Location of physical conduits for networks considered in the continental United States. Credit: Ramakrishnan Durairajan et al.

Four researchers have completed their study, "InterTubes: A Study of the US Long-haul Fiber-optic Infrastructure." The authors of this paper are drawing attention to the physical side of the wired Internet and its future: Attention must be paid. They said, "it is either taken for granted or implicitly assumed that the physical infrastructure of tomorrow's Internet will have the capacity, performance, and resilience required to develop and support ever more bandwidth-hungry, delay-intolerant, or QoS-sensitive services and applications."

What is the reality? One part of that answer is that "very little is known about today's physical Internet where individual components such as cell towers, routers or switches, and fiber-optic cables are concrete entities with well-defined geographic locations," said the authors. "This general lack of a basic understanding of the physical Internet is exemplified by the much-ridiculed metaphor used in 2006 by the late U.S. Senator Ted Stevens (R-Alaska) who referred to the Internet as "a series of tubes."

The authors said they were exclusively interested in the long-haul fiber-optic portion of the wired Internet in the US.

Their research represents a contribution to understanding what the physical Internet infrastructure actually looks like.

They relied on publicly available fiber maps provided by many tier-1 ISPs and major cable providers.

Some of those maps included precise geographic locations of all the long-haul routes deployed or used by the corresponding networks, but, they said, there were other maps that lacked detailed information.
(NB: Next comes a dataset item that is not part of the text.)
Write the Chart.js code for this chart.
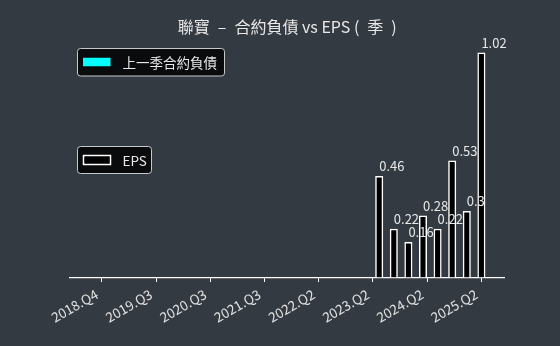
<!DOCTYPE html>
<html>
<head>
<meta charset="utf-8">
<script src="https://cdn.jsdelivr.net/npm/chart.js@4.4.1/dist/chart.umd.min.js"></script>
<style>
  html, body { margin: 0; padding: 0; background: #343a42; }
</style>
</head>
<body>
<canvas id="chart" width="560" height="346"></canvas>
<script>
var FONT = "'Noto Sans CJK TC', 'Noto Sans', sans-serif";

// 季度 (x 軸類別)
var quarters = [
    '2018.Q4',
    '2019.Q1', '2019.Q2', '2019.Q3', '2019.Q4',
    '2020.Q1', '2020.Q2', '2020.Q3', '2020.Q4',
    '2021.Q1', '2021.Q2', '2021.Q3', '2021.Q4',
    '2022.Q1', '2022.Q2', '2022.Q3', '2022.Q4',
    '2023.Q1', '2023.Q2', '2023.Q3', '2023.Q4',
    '2024.Q1', '2024.Q2', '2024.Q3', '2024.Q4',
    '2025.Q1', '2025.Q2'
];

// EPS (只有 2023.Q3 之後有值)
var eps = [
    null,
    null, null, null, null,
    null, null, null, null,
    null, null, null, null,
    null, null, null, null,
    null, null, 0.46, 0.22,
    0.16, 0.28, 0.22, 0.53,
    0.3, 1.02
];

// 上一季合約負債 (圖上看不到任何值)
var prevLiab = [
    null,
    null, null, null, null,
    null, null, null, null,
    null, null, null, null,
    null, null, null, null,
    null, null, null, null,
    null, null, null, null,
    null, null
];

// x 軸刻度位置 (類別索引) 與標籤
var tickPositions = [0, 3.714, 7.429, 11.143, 14.857, 18.571, 22.286, 26];
var tickLabels = ['2018.Q4', '2019.Q3', '2020.Q3', '2021.Q3', '2022.Q2', '2023.Q2', '2024.Q2', '2025.Q2'];

function toPoints(arr) {
    return arr.map(function(v, i) { return { x: i, y: v }; });
}

// 兩個分開的圖例框
var boxLegend = {
    id: 'boxLegend',
    afterDraw: function(chart) {
        var ctx = chart.ctx;
        var boxes = [
            { x: 77.5, y: 48.5, w: 147, h: 27.5 },
            { x: 77.5, y: 146.5, w: 74, h: 27 }
        ];
        chart.data.datasets.forEach(function(ds, i) {
            var b = boxes[i];
            ctx.save();
            ctx.beginPath();
            ctx.roundRect(b.x, b.y, b.w, b.h, 3);
            ctx.fillStyle = 'rgba(0,0,0,0.8)';
            ctx.fill();
            ctx.strokeStyle = '#c8c8c8';
            ctx.lineWidth = 1;
            ctx.stroke();
            var sy = b.y + b.h / 2 - 4.5;
            if (ds.borderWidth) {
                ctx.fillStyle = ds.backgroundColor;
                ctx.fillRect(b.x + 6, sy, 27, 9);
                ctx.strokeStyle = ds.borderColor;
                ctx.lineWidth = 1.5;
                ctx.strokeRect(b.x + 6, sy, 27, 9);
            } else {
                ctx.fillStyle = ds.backgroundColor;
                ctx.fillRect(b.x + 5.5, sy, 27.5, 8.5);
            }
            ctx.fillStyle = '#e8e8e8';
            ctx.font = '13.5px ' + FONT;
            ctx.textAlign = 'left';
            ctx.textBaseline = 'middle';
            ctx.fillText(ds.label, b.x + 45, b.y + b.h / 2 + 0.5);
            ctx.restore();
        });
    }
};

// 柱狀圖上的數值
var barValues = {
    id: 'barValues',
    afterDatasetsDraw: function(chart) {
        var ctx = chart.ctx;
        var meta = chart.getDatasetMeta(1);
        ctx.save();
        ctx.fillStyle = '#e8e8e8';
        ctx.font = '13px ' + FONT;
        ctx.textAlign = 'left';
        ctx.textBaseline = 'alphabetic';
        meta.data.forEach(function(bar, i) {
            if (eps[i] === null) return;
            ctx.fillText(String(eps[i]), bar.x, bar.y - 5);
        });
        ctx.restore();
    }
};

new Chart(document.getElementById('chart').getContext('2d'), {
    type: 'bar',
    data: {
        datasets: [{
            label: '上一季合約負債',
            data: toPoints(prevLiab),
            backgroundColor: '#00ffff',
            yAxisID: 'y1',
            grouped: false,
            barThickness: 7.4
        }, {
            label: 'EPS',
            data: toPoints(eps),
            backgroundColor: '#000000',
            borderColor: '#ffffff',
            borderWidth: 1.5,
            yAxisID: 'y',
            grouped: false,
            barThickness: 7.4
        }]
    },
    options: {
        responsive: false,
        animation: false,
        layout: { padding: { left: 70, right: 55.4, top: 0, bottom: 0 } },
        plugins: {
            legend: { display: false },
            tooltip: { enabled: false },
            title: {
                display: true,
                text: '聯寶\u2002–\u2002合約負債 vs EPS (\u2002季\u2002)',
                color: '#e8e8e8',
                font: { family: FONT, size: 16, weight: 'normal' },
                padding: { top: 17.5, bottom: 5 }
            }
        },
        scales: {
            x: {
                type: 'linear',
                offset: false,
                min: -2.18,
                max: 27.59,
                grid: { offset: false, drawOnChartArea: false, color: '#ffffff', tickLength: 4.5 },
                border: { color: '#ffffff', width: 1.2 },
                ticks: {
                    color: '#e0e0e0',
                    font: { family: FONT, size: 13.5 },
                    minRotation: 30,
                    maxRotation: 30,
                    autoSkip: false,
                    padding: 4,
                    labelOffset: -5,
                    callback: function(value) {
                        var k = tickPositions.indexOf(value);
                        return k >= 0 ? tickLabels[k] : '';
                    }
                },
                afterBuildTicks: function(scale) {
                    scale.ticks = tickPositions.map(function(v) { return { value: v }; });
                },
                afterFit: function(scale) {
                    scale.height = 68.5;
                }
            },
            y: { display: false, min: 0, max: 1.071 },
            y1: { display: false, min: 0, max: 1 }
        }
    },
    plugins: [boxLegend, barValues]
});
</script>
</body>
</html>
They turned to use of previously neglected or under-utilized data sources in the form of public records from federal, state or municipal agencies or documentation generated by commercial entities, such as fiber map providers, utility rights-of-way (ROW) information, environmental impact statements and fiber sharing arrangements by the different states' DOTs.

When combined, they said, the information available in these records was often enough to reverse-engineer the geography of the actual longhaul fiber routes of those networks that have decided against publishing their fiber maps.

Commenting on their work, Tom Simonite in MIT Technology Review provided perspective on the usefulness of the map, which took around four years to produce.

The map shows the paths taken by the long-distance fiber-optic cables carrying Internet data across the continental U.S. The map has red squares showing where different cables connect, mostly in major population centers.

According to MIT Technology Review, Prof. Paul Barford, a co-author of this study, said the exact routes of those cables, which belong to major telecommunications companies such as AT&T and Level 3, have not been previously publicly viewable, despite the fact that they are effectively critical public infrastructure.

Simonite reported that the Department of Homeland Security is making the map and data behind it available through a project called Predict, which offers data relevant to Internet security to government, private and public researchers.